= Crown act of state =

Doctrine of UK constitutional law

In British constitutional law, a Crown act of state is an act of an inherently governmental nature, done under the royal prerogative, in the sphere of foreign affairs. It gives rise to the constitutional doctrine that such acts are non-justiciable and that the Government cannot be held liable for them in domestic law (for example, in tort).

The doctrine encompasses two interconnected rules. The first is that a servant of the Crown has a defence, to either criminal prosecution or proceedings in tort, for actions committed abroad and which were subsequently ratified by the Crown. The second is that British domestic courts cannot take cognisance of (and therefore must treat as non-justiciable) acts of the Crown under the royal prerogative in the sphere of foreign affairs. Such acts may include, for example, the conduct of overseas military operations, the making of treaties and the annexation of territory.

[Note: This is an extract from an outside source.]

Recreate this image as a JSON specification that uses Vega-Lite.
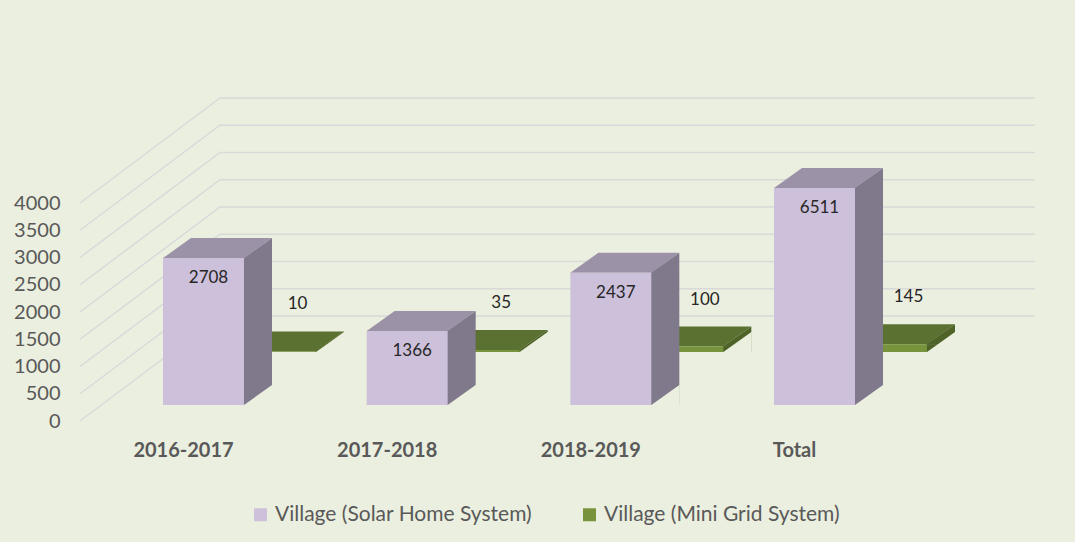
{
  "$schema": "https://vega.github.io/schema/vega-lite/v6.json",
  "width": 1075,
  "height": 542,
  "autosize": "none",
  "padding": 0,
  "background": "#EBEFDF",
  "config": {"view": {"stroke": null}, "font": "Lato"},
  "datasets": {
    "bars": [
      {"period": "2016-2017", "series": "Village (Solar Home System)", "value": 2708},
      {"period": "2017-2018", "series": "Village (Solar Home System)", "value": 1366},
      {"period": "2018-2019", "series": "Village (Solar Home System)", "value": 2437},
      {"period": "Total", "series": "Village (Solar Home System)", "value": 6511},
      {"period": "2016-2017", "series": "Village (Mini Grid System)", "value": 10},
      {"period": "2017-2018", "series": "Village (Mini Grid System)", "value": 35},
      {"period": "2018-2019", "series": "Village (Mini Grid System)", "value": 100},
      {"period": "Total", "series": "Village (Mini Grid System)", "value": 145}
    ],
    "ticks": [
      {"tick": 0}, {"tick": 500}, {"tick": 1000}, {"tick": 1500}, {"tick": 2000},
      {"tick": 2500}, {"tick": 3000}, {"tick": 3500}, {"tick": 4000}
    ]
  },
  "layer": [
    {
      "data": {"name": "ticks"},
      "mark": {"type": "point", "shape": "M-457.5,0L-317.5,-105L497.5,-105", "size": 4, "filled": false, "stroke": "#D9D9D9", "strokeWidth": 1.5, "opacity": 1},
      "encoding": {
        "y": {
          "field": "tick", "type": "quantitative",
          "scale": {"domain": [0, 4000], "range": [421, 203], "nice": false, "zero": false},
          "axis": {
            "values": [0, 500, 1000, 1500, 2000, 2500, 3000, 3500, 4000], "format": "d",
            "orient": "left", "offset": -60, "ticks": false, "tickSize": 0, "domain": false, "grid": false,
            "labelPadding": 0, "labelFont": "Lato", "labelFontSize": 20, "labelColor": "#595959", "title": null
          }
        }
      }
    },
    {
      "data": {"name": "bars"},
      "transform": [{"filter": "datum.series === 'Village (Mini Grid System)'"}],
      "encoding": {
        "x": {
          "field": "period", "type": "nominal",
          "sort": ["2016-2017", "2017-2018", "2018-2019", "Total"],
          "scale": {"type": "band", "paddingInner": 0.6024, "paddingOuter": 0.9403, "align": 0.4256},
          "axis": {
            "orient": "bottom", "offset": -92, "ticks": false, "domain": false, "grid": false, "title": null,
            "labelAngle": 0, "labelPadding": 0, "labelBaseline": "middle", "labelOffset": -20,
            "labelFont": "Lato", "labelFontSize": 20, "labelFontWeight": "bold", "labelColor": "#595959"
          }
        }
      },
      "layer": [
        {
          "mark": {"type": "bar", "width": 29, "xOffset": 126, "color": "#4F6228"},
          "encoding": {"y": {"field": "value", "type": "quantitative", "scale": {"domain": [0, 4000], "range": [352, 135], "nice": false}, "axis": null}}
        },
        {
          "mark": {"type": "point", "shape": "M111.5,0.3L140.5,-20L140.5,0.3Z", "size": 4, "filled": true, "opacity": 1, "strokeWidth": 0, "color": "#4F6228"},
          "encoding": {"y": {"field": "value", "type": "quantitative", "scale": {"domain": [0, 4000], "range": [352, 135], "nice": false}, "axis": null}}
        },
        {
          "mark": {"type": "point", "shape": "M112.5,0L140.5,-20L140.8,-20L140.8,1.5L112.5,1.5Z", "size": 4, "filled": true, "opacity": 1, "strokeWidth": 0, "color": "#EBEFDF"},
          "encoding": {"y": {"datum": 0, "type": "quantitative", "scale": {"domain": [0, 4000], "range": [352, 135], "nice": false}, "axis": null}}
        },
        {
          "mark": {"type": "point", "shape": "M31.5,0L112.5,0L140.5,-20L59.5,-20Z", "size": 4, "filled": true, "opacity": 1, "strokeWidth": 0, "color": "#5B7132"},
          "encoding": {"y": {"field": "value", "type": "quantitative", "scale": {"domain": [0, 4000], "range": [352, 135], "nice": false}, "axis": null}}
        },
        {
          "mark": {"type": "bar", "xOffset": 72},
          "encoding": {
            "y": {"field": "value", "type": "quantitative", "scale": {"domain": [0, 4000], "range": [352, 135], "nice": false}, "axis": null},
            "color": {
              "field": "series", "type": "nominal",
              "scale": {"domain": ["Village (Solar Home System)", "Village (Mini Grid System)"], "range": ["#CCC0DA", "#77933C"]},
              "legend": {
                "orient": "none", "legendX": 250, "legendY": 504, "direction": "horizontal", "columns": 2,
                "title": null, "padding": 0, "symbolType": "square", "symbolSize": 169, "symbolStrokeWidth": 0,
                "labelFont": "Lato", "labelFontSize": 21, "labelColor": "#595959", "labelOffset": 4, "columnPadding": 46, "labelLimit": 0
              }
            }
          }
        },
        {
          "mark": {"type": "text", "dx": 94, "dy": -47, "fontSize": 17, "font": "Lato", "color": "#262626", "baseline": "middle"},
          "encoding": {
            "y": {"field": "value", "type": "quantitative", "scale": {"domain": [0, 4000], "range": [352, 135], "nice": false}, "axis": null},
            "text": {"field": "value", "type": "quantitative", "format": "d"}
          }
        }
      ]
    },
    {
      "data": {"name": "bars"},
      "transform": [{"filter": "datum.series === 'Village (Solar Home System)'"}],
      "encoding": {
        "x": {
          "field": "period", "type": "nominal",
          "sort": ["2016-2017", "2017-2018", "2018-2019", "Total"],
          "scale": {"type": "band", "paddingInner": 0.6024, "paddingOuter": 0.9403, "align": 0.4256},
          "axis": {
            "orient": "bottom", "offset": -92, "ticks": false, "domain": false, "grid": false, "title": null,
            "labelAngle": 0, "labelPadding": 0, "labelBaseline": "middle", "labelOffset": -20,
            "labelFont": "Lato", "labelFontSize": 20, "labelFontWeight": "bold", "labelColor": "#595959"
          }
        }
      },
      "layer": [
        {
          "mark": {"type": "bar", "width": 29, "xOffset": 54, "color": "#7F798B"},
          "encoding": {"y": {"field": "value", "type": "quantitative", "scale": {"domain": [0, 4000], "range": [405, 188], "nice": false, "clamp": true}, "axis": null}}
        },
        {
          "mark": {"type": "point", "shape": "M39.5,0.3L68.5,-20L68.5,0.3Z", "size": 4, "filled": true, "opacity": 1, "strokeWidth": 0, "color": "#7F798B"},
          "encoding": {"y": {"field": "value", "type": "quantitative", "scale": {"domain": [0, 4000], "range": [405, 188], "nice": false, "clamp": true}, "axis": null}}
        },
        {
          "mark": {"type": "point", "shape": "M40.5,0L68.5,-20L68.8,-20L68.8,1.5L40.5,1.5Z", "size": 4, "filled": true, "opacity": 1, "strokeWidth": 0, "color": "#EBEFDF"},
          "encoding": {"y": {"datum": 0, "type": "quantitative", "scale": {"domain": [0, 4000], "range": [405, 188], "nice": false, "clamp": true}, "axis": null}}
        },
        {
          "mark": {"type": "point", "shape": "M-40.5,0L40.5,0L68.5,-20L-12.5,-20Z", "size": 4, "filled": true, "opacity": 1, "strokeWidth": 0, "color": "#9C92A7"},
          "encoding": {"y": {"field": "value", "type": "quantitative", "scale": {"domain": [0, 4000], "range": [405, 188], "nice": false, "clamp": true}, "axis": null}}
        },
        {
          "mark": {"type": "bar"},
          "encoding": {
            "y": {"field": "value", "type": "quantitative", "scale": {"domain": [0, 4000], "range": [405, 188], "nice": false, "clamp": true}, "axis": null},
            "color": {
              "field": "series", "type": "nominal",
              "scale": {"domain": ["Village (Solar Home System)", "Village (Mini Grid System)"], "range": ["#CCC0DA", "#77933C"]},
              "legend": {
                "orient": "none", "legendX": 250, "legendY": 504, "direction": "horizontal", "columns": 2,
                "title": null, "padding": 0, "symbolType": "square", "symbolSize": 169, "symbolStrokeWidth": 0,
                "labelFont": "Lato", "labelFontSize": 21, "labelColor": "#595959", "labelOffset": 4, "columnPadding": 46, "labelLimit": 0
              }
            }
          }
        },
        {
          "mark": {"type": "text", "dx": 5, "dy": 20, "fontSize": 17, "font": "Lato", "color": "#262626", "baseline": "middle"},
          "encoding": {
            "y": {"field": "value", "type": "quantitative", "scale": {"domain": [0, 4000], "range": [405, 188], "nice": false, "clamp": true}, "axis": null},
            "text": {"field": "value", "type": "quantitative", "format": "d"}
          }
        }
      ]
    }
  ],
  "resolve": {"scale": {"y": "independent"}}
}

The rationale for the doctrine is for consistency; the Crown is vested with sole control over international affairs, and in doing so it acts on behalf of "the whole nation." As the Crown's conduct in foreign affairs necessarily leads to conduct which would otherwise be tortious (especially in the course of military operations), it would be inconsistent to accept the Crown's power over foreign affairs and at the same time "treat as civil wrongs acts inherent in its exercise of that power."

== Origin ==
It has long been recognised that English law "does not recognise that there is an indefinite class of acts concerning matters of high policy or public security which may be left to the uncontrolled discretion of the Government and which are outside the jurisdiction of the courts." Such a principle was established in the leading case of Entick v Carrington. However, the courts have also recognised a narrow class of exceptions to this principle; namely, acts in the sphere of foreign affairs.

The source of the defence in tort comes from the case of Buron v Denman. In that case, Commander Denman liberated several hundred slaves near the mouth of the Gallinas river in West Africa. Señor Buron, one of the slavers, brought an action in trespass against him, claiming damages for the loss of his chattels, including the slaves. Parke B, in directing the jury, held that Government's ratification of acts, which would otherwise amount to trespass to chattels, turned them into acts of state, for which Denman could not be sued in tort.

Before the leading case of Council of the Civil Service Unions v Minister for the Civil Service, it was held that all acts under the royal prerogative were non-justiciable. Accordingly, Crown acts of state fell under that rule of non-justiciability. However, even since that case established that acts under the prerogative could be justiciable, it has been held in subsequent cases that Crown acts of state fell into a narrow exception to this rule.

== Doctrine ==
The doctrine has been expressed in this way:

"The first rule is one which provides a defendant, normally a servant of the Crown, with a defence to an act otherwise tortious or criminal, committed abroad, provided that the act was authorised or subsequently ratified by the Crown. It is established that this defence may be pleaded against an alien, if done abroad, but not against a friendly alien if the act was done in Her Majesty's Dominions. [...]

The second rule is one of justiciability: it prevents British municipal courts from taking cognisance of certain acts. The class of acts so protected has not been accurately defined: one formulation is 'those acts of the Crown which are done under the prerogative in the sphere of foreign affairs'. (Wade and Phillips's Constitutional Law, 7th ed (1956), p 263). As regards such acts it is certainly the law that the injured person, if an alien, cannot sue in a British court and can only have resort to diplomatic protest."
— Lord Wilberforce, at 231

The doctrine has rarely been pleaded in the past 100 years, and so case law is scant. In recent years, the doctrine has been used in cases involving alleged tortious acts committed by British forces in Iraq or Afghanistan, such as in Rahmatullah (No 2) v Ministry of Defence; Mohammed v Ministry of Defence.

The doctrine comes from the principle that in the sphere of foreign affairs, the nation acts "with one voice" (that of the executive), and that the judiciary should avoid interfering with the government's actions in this sphere.